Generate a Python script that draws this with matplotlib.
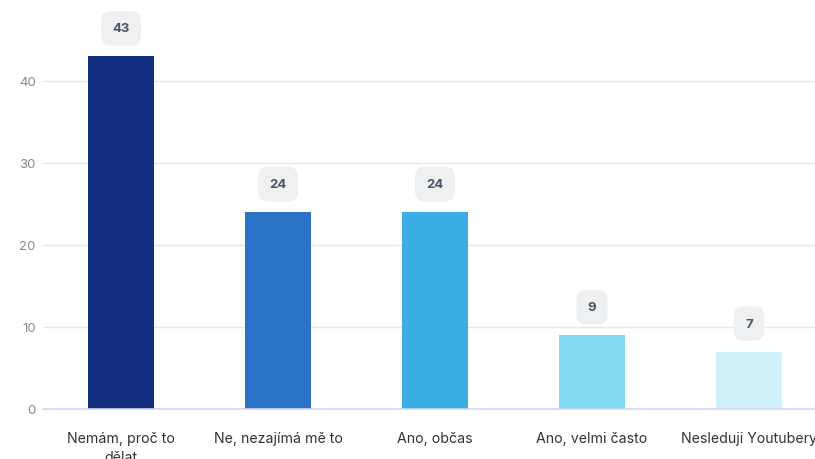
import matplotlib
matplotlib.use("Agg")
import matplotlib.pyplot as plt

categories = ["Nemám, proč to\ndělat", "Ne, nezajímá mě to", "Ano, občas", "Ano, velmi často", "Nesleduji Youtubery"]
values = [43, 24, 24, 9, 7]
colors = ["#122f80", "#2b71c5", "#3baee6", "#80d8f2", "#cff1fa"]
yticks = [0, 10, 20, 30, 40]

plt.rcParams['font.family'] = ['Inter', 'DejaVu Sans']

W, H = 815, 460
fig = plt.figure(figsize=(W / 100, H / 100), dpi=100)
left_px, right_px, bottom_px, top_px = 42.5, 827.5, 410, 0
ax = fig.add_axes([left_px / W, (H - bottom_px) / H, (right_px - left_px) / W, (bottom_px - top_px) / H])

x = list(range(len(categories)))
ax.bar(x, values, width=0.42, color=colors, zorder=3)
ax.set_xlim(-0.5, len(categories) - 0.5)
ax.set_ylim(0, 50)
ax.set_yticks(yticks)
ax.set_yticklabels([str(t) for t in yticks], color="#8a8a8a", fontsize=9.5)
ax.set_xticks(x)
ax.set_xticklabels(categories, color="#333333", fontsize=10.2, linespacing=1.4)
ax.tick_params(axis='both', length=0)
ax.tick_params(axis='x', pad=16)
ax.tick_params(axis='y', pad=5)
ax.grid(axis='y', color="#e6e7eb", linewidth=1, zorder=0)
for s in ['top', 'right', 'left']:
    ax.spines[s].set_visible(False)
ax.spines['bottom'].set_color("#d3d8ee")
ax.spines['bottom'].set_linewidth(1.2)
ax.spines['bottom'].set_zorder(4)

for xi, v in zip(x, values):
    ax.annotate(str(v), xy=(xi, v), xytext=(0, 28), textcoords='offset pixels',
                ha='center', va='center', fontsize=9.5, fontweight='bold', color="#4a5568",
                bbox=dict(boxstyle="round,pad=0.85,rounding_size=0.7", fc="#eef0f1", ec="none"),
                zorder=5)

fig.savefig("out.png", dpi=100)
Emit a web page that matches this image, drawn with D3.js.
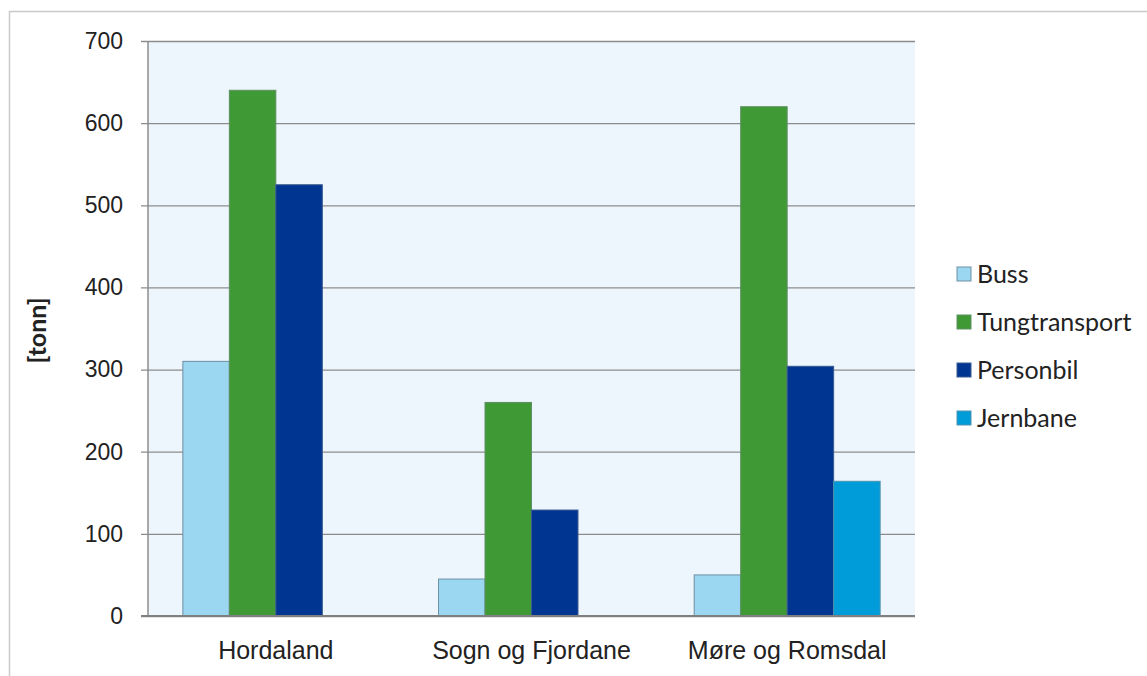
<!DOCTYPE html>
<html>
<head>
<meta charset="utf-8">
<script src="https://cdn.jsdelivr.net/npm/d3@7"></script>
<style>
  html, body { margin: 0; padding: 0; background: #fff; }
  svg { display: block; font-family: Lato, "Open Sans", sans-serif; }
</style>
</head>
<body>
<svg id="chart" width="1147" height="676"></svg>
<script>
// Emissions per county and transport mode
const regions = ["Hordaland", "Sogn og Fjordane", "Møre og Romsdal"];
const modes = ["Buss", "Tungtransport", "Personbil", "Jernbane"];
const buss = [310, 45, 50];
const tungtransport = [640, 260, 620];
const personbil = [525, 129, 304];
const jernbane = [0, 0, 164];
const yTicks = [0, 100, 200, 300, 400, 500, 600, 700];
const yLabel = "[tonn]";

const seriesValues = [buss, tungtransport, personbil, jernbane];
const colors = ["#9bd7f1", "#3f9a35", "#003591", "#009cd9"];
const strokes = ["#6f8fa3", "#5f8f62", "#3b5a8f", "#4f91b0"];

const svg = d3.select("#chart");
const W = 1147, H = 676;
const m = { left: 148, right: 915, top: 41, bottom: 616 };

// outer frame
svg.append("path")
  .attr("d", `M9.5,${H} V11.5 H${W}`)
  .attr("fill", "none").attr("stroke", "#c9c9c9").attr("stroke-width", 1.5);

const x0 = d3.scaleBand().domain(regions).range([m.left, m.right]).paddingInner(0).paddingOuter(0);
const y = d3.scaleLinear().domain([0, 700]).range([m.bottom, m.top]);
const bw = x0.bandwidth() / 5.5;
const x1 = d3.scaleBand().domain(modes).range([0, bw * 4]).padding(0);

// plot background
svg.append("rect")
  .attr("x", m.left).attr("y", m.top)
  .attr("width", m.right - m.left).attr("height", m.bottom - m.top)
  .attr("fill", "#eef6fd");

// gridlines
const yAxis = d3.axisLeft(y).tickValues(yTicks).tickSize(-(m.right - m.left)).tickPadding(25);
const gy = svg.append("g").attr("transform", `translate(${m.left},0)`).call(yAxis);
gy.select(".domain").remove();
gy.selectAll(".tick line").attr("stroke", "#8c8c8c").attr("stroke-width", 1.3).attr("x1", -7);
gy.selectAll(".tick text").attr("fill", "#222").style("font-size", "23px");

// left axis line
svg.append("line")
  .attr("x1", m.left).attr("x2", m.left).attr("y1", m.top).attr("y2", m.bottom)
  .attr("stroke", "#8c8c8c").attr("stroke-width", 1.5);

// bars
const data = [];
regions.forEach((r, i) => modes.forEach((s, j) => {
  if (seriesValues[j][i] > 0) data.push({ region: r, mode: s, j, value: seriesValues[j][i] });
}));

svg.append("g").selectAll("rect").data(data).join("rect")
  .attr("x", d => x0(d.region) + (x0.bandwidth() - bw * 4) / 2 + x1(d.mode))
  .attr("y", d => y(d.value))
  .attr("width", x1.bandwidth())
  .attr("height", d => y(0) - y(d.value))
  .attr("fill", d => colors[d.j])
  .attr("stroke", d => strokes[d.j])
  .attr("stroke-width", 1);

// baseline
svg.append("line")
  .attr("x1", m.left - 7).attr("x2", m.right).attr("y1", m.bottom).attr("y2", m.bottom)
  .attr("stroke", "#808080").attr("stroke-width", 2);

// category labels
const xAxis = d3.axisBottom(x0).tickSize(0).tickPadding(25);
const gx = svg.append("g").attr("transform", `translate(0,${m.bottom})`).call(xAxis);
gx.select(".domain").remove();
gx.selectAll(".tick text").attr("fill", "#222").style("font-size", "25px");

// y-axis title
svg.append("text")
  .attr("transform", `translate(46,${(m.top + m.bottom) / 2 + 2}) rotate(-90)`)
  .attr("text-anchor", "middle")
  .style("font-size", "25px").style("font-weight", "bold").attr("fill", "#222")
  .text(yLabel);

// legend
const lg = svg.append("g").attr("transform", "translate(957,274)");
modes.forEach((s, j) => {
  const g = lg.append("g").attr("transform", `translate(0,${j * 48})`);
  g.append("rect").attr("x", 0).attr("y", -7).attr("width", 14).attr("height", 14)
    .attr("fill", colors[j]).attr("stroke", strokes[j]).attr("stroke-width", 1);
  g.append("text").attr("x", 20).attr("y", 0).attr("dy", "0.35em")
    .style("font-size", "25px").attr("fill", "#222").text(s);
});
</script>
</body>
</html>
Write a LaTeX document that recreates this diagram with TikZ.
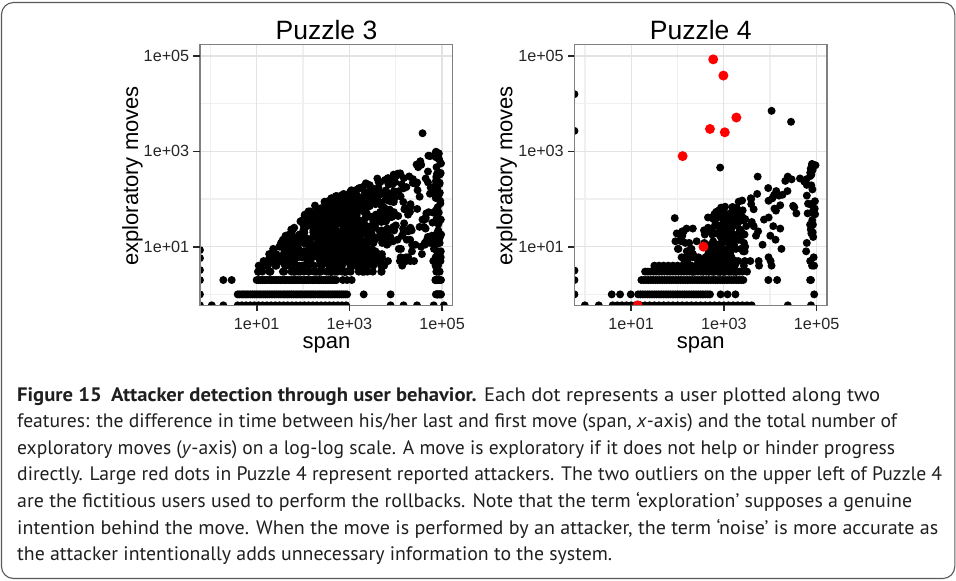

*-*-*

- WHAT TO PRODUCE -
Only the lines from the start of the entries above to the line containing "plt.rcParams['font.family'] = ['Inter', 'DejaVu" are to be given again, exactly and with both ends included; pictures are excluded.

- CORRECT RESPONSE -
Generate a Python script that draws this with matplotlib.
import matplotlib
matplotlib.use("Agg")
import matplotlib.pyplot as plt

categories = ["Nemám, proč to\ndělat", "Ne, nezajímá mě to", "Ano, občas", "Ano, velmi často", "Nesleduji Youtubery"]
values = [43, 24, 24, 9, 7]
colors = ["#122f80", "#2b71c5", "#3baee6", "#80d8f2", "#cff1fa"]
yticks = [0, 10, 20, 30, 40]

plt.rcParams['font.family'] = ['Inter', 'DejaVu Sans']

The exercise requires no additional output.